The data:
■ ■ ■

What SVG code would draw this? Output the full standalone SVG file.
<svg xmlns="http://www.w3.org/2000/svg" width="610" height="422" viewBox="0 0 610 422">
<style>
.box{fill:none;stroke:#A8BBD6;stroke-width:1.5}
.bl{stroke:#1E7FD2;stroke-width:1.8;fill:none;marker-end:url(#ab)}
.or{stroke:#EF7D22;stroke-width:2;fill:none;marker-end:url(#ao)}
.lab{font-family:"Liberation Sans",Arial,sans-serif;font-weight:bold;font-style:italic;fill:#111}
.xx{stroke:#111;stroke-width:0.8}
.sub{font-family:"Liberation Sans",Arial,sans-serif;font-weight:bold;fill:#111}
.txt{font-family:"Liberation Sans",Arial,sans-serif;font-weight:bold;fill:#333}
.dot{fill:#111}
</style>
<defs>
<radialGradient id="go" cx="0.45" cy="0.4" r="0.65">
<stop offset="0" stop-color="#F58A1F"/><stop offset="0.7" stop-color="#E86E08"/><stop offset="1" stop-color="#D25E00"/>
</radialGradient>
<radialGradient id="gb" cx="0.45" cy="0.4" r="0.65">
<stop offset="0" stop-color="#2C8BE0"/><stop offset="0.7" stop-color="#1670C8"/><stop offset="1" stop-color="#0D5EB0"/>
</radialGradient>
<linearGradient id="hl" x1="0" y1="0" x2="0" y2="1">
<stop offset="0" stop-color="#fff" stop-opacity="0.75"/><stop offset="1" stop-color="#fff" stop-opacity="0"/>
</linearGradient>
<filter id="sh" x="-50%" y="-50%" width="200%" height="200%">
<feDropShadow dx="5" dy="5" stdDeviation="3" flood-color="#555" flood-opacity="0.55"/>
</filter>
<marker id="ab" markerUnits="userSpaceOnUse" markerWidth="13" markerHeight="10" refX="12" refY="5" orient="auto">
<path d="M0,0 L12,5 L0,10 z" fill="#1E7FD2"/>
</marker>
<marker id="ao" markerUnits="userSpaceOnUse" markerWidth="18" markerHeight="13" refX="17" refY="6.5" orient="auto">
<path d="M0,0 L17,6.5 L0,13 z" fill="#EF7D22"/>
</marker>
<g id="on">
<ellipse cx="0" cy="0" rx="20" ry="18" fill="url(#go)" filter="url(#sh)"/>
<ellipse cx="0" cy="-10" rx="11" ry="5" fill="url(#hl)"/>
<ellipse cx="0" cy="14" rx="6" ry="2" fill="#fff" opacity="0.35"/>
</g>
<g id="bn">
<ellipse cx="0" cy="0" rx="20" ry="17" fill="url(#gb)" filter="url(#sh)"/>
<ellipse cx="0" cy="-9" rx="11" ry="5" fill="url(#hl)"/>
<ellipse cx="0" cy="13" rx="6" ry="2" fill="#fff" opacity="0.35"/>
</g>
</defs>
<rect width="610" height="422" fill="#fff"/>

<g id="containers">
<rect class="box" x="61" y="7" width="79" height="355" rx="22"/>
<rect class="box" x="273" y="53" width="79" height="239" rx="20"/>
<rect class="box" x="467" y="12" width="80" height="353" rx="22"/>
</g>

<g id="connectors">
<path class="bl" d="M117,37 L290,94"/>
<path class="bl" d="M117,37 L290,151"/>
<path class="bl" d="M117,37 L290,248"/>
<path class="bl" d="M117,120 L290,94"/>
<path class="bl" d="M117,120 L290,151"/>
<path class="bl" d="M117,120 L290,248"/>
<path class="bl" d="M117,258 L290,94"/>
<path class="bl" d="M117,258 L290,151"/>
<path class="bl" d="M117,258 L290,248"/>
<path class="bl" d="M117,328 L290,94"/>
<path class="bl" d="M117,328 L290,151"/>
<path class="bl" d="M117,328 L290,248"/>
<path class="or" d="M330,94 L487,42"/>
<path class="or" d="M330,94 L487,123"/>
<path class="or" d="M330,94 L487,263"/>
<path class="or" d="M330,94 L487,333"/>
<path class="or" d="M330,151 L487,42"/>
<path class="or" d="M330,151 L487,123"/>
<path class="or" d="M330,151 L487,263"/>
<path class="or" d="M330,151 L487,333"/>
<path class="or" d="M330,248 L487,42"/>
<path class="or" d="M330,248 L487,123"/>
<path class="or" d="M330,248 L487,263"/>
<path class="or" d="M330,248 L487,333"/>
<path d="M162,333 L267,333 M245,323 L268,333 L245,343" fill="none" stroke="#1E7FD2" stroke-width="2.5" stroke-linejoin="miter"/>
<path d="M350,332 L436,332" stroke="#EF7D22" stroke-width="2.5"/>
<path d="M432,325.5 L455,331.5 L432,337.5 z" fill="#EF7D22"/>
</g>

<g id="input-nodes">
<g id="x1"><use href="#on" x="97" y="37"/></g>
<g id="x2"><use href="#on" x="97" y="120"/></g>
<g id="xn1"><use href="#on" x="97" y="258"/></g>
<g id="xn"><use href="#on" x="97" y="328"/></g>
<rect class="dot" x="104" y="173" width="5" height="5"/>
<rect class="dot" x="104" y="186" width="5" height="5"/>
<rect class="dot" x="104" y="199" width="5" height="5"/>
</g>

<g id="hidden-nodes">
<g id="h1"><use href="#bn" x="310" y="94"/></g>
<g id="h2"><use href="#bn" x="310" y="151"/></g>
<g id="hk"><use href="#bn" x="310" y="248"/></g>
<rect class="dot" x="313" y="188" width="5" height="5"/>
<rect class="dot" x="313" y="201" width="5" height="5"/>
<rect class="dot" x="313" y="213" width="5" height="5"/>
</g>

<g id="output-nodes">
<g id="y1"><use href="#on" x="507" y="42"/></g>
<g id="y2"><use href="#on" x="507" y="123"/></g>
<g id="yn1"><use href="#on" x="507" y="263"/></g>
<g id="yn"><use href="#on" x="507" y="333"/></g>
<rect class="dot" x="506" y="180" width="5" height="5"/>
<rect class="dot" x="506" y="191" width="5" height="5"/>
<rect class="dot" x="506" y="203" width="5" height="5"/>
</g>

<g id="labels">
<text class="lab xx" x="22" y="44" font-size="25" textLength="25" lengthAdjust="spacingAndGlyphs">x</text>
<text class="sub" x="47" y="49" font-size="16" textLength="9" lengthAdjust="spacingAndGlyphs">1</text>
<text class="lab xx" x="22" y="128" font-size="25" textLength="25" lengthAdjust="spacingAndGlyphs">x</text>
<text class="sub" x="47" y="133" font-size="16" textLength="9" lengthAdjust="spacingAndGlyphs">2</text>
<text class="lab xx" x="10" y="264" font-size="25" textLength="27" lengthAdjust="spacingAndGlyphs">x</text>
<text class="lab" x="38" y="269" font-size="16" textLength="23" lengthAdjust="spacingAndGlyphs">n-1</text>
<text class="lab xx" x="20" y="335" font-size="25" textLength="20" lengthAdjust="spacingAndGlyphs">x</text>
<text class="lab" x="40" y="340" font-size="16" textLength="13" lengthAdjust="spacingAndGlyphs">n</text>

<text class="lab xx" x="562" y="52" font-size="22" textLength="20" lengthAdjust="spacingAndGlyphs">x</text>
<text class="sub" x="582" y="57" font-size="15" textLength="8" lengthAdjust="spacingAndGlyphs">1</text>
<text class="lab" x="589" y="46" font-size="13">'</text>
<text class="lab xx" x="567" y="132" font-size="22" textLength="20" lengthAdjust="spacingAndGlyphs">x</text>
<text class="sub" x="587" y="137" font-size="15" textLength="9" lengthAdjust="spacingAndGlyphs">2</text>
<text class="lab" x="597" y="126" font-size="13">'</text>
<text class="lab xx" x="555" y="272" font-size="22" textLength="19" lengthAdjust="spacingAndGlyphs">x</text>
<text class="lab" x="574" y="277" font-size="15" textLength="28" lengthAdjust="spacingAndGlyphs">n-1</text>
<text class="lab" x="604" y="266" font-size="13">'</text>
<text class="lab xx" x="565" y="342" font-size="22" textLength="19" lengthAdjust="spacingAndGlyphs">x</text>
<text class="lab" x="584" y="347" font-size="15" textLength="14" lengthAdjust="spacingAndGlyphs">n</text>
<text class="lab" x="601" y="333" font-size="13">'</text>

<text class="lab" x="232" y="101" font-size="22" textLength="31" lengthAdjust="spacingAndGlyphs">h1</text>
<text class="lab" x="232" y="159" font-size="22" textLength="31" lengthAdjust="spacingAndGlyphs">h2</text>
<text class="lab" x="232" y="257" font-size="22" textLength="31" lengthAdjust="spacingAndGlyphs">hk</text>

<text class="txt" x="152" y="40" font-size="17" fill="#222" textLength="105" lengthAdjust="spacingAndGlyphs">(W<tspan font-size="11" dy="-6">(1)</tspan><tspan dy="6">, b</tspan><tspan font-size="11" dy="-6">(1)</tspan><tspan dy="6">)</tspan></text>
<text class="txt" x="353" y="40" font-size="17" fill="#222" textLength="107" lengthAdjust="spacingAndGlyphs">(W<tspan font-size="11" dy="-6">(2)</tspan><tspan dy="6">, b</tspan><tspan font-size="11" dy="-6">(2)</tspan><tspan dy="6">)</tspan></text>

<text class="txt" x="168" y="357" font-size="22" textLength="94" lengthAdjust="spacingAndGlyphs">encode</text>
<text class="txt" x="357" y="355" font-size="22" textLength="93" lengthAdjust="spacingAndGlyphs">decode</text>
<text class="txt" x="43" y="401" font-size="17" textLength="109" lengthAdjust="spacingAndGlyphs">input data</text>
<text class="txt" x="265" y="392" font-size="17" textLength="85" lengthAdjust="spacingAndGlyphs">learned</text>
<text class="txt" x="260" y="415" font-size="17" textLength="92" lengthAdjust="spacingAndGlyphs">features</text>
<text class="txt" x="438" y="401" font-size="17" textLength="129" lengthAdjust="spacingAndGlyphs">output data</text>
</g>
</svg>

■ ■ ■

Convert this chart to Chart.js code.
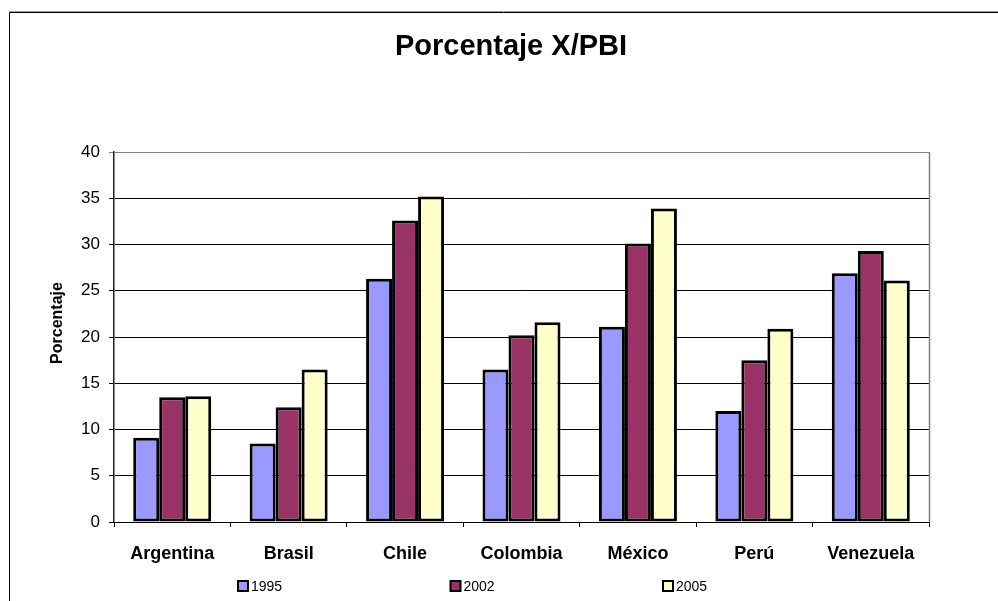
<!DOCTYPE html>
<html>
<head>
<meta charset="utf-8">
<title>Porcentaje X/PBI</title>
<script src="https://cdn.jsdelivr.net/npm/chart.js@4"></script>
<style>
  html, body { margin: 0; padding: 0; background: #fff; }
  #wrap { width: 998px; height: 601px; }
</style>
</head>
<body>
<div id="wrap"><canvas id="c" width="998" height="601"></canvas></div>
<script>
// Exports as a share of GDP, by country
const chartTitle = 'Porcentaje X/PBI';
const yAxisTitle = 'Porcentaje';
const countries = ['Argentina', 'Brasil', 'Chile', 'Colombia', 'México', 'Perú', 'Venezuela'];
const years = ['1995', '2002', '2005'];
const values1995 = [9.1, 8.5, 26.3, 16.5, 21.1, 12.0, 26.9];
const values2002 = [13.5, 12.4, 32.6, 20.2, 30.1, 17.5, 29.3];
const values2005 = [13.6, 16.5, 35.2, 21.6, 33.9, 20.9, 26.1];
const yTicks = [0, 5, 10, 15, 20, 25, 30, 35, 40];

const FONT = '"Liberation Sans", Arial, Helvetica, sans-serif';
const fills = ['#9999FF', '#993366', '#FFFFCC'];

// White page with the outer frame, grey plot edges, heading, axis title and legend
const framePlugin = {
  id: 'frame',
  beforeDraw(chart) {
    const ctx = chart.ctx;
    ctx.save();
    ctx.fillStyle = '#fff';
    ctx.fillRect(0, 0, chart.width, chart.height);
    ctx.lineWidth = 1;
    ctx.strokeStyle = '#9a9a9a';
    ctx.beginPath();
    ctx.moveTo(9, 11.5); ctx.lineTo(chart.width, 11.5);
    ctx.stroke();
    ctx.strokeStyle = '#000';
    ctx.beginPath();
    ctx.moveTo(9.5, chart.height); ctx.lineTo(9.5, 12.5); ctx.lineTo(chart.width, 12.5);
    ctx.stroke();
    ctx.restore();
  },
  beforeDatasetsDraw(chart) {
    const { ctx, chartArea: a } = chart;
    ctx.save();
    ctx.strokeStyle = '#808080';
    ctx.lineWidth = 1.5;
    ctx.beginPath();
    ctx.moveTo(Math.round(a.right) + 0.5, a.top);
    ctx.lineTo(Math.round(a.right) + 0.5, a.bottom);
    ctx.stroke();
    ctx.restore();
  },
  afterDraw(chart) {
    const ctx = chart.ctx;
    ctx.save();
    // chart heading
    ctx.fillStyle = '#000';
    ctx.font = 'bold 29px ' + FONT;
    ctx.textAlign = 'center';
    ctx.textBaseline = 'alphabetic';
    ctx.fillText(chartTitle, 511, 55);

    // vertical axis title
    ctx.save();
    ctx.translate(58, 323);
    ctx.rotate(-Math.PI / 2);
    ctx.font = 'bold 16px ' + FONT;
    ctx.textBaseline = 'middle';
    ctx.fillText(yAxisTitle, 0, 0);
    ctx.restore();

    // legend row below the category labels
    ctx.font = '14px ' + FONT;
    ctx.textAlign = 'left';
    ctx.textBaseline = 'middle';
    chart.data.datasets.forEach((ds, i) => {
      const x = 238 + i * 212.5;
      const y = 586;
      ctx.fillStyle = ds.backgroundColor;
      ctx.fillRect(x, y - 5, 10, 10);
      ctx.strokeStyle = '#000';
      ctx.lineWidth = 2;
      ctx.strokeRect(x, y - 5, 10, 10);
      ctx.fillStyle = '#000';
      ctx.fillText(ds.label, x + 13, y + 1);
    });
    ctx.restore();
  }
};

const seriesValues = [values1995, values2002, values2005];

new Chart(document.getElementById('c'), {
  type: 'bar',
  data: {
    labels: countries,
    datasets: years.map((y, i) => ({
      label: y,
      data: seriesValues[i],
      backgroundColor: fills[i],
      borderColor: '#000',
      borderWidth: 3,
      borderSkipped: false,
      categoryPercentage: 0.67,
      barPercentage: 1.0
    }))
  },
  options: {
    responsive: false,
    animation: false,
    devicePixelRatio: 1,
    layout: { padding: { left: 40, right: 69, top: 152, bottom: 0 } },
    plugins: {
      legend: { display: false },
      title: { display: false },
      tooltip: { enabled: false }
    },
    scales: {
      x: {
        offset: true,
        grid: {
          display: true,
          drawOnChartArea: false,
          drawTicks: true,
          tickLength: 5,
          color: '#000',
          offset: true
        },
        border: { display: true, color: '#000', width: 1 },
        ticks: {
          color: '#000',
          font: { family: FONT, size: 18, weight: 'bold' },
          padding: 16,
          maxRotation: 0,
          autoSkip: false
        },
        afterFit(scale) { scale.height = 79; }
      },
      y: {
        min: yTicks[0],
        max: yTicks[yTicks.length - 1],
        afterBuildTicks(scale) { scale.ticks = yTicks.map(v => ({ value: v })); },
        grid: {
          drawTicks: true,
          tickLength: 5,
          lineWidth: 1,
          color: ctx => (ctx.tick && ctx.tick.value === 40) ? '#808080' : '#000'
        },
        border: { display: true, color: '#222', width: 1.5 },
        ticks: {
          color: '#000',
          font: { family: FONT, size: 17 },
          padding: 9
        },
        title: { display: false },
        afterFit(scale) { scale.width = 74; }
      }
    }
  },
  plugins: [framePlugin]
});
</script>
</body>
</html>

■ ■ ■

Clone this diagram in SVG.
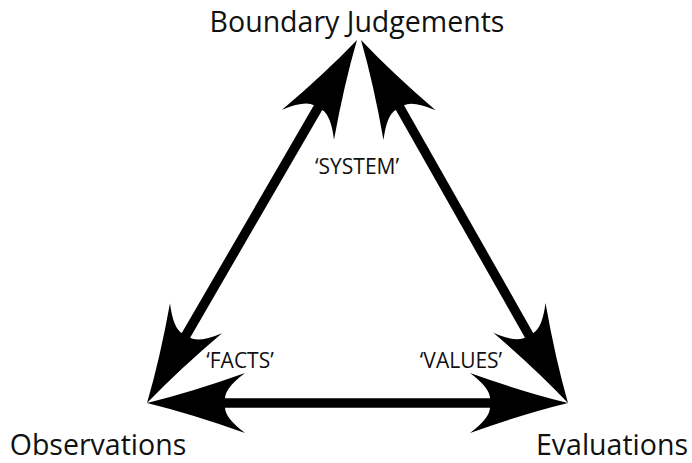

■ ■ ■

To be done: Beginning with the line above that contains "Convert this chart to Chart.js code." and ending with the line that contains "const fills = ['#9999FF', '#993366', '#FFFFCC'];", quote each line exactly, keeping out the pictures.

Complete response:
Convert this chart to Chart.js code.
<!DOCTYPE html>
<html>
<head>
<meta charset="utf-8">
<title>Porcentaje X/PBI</title>
<script src="https://cdn.jsdelivr.net/npm/chart.js@4"></script>
<style>
  html, body { margin: 0; padding: 0; background: #fff; }
  #wrap { width: 998px; height: 601px; }
</style>
</head>
<body>
<div id="wrap"><canvas id="c" width="998" height="601"></canvas></div>
<script>
// Exports as a share of GDP, by country
const chartTitle = 'Porcentaje X/PBI';
const yAxisTitle = 'Porcentaje';
const countries = ['Argentina', 'Brasil', 'Chile', 'Colombia', 'México', 'Perú', 'Venezuela'];
const years = ['1995', '2002', '2005'];
const values1995 = [9.1, 8.5, 26.3, 16.5, 21.1, 12.0, 26.9];
const values2002 = [13.5, 12.4, 32.6, 20.2, 30.1, 17.5, 29.3];
const values2005 = [13.6, 16.5, 35.2, 21.6, 33.9, 20.9, 26.1];
const yTicks = [0, 5, 10, 15, 20, 25, 30, 35, 40];

const FONT = '"Liberation Sans", Arial, Helvetica, sans-serif';
const fills = ['#9999FF', '#993366', '#FFFFCC'];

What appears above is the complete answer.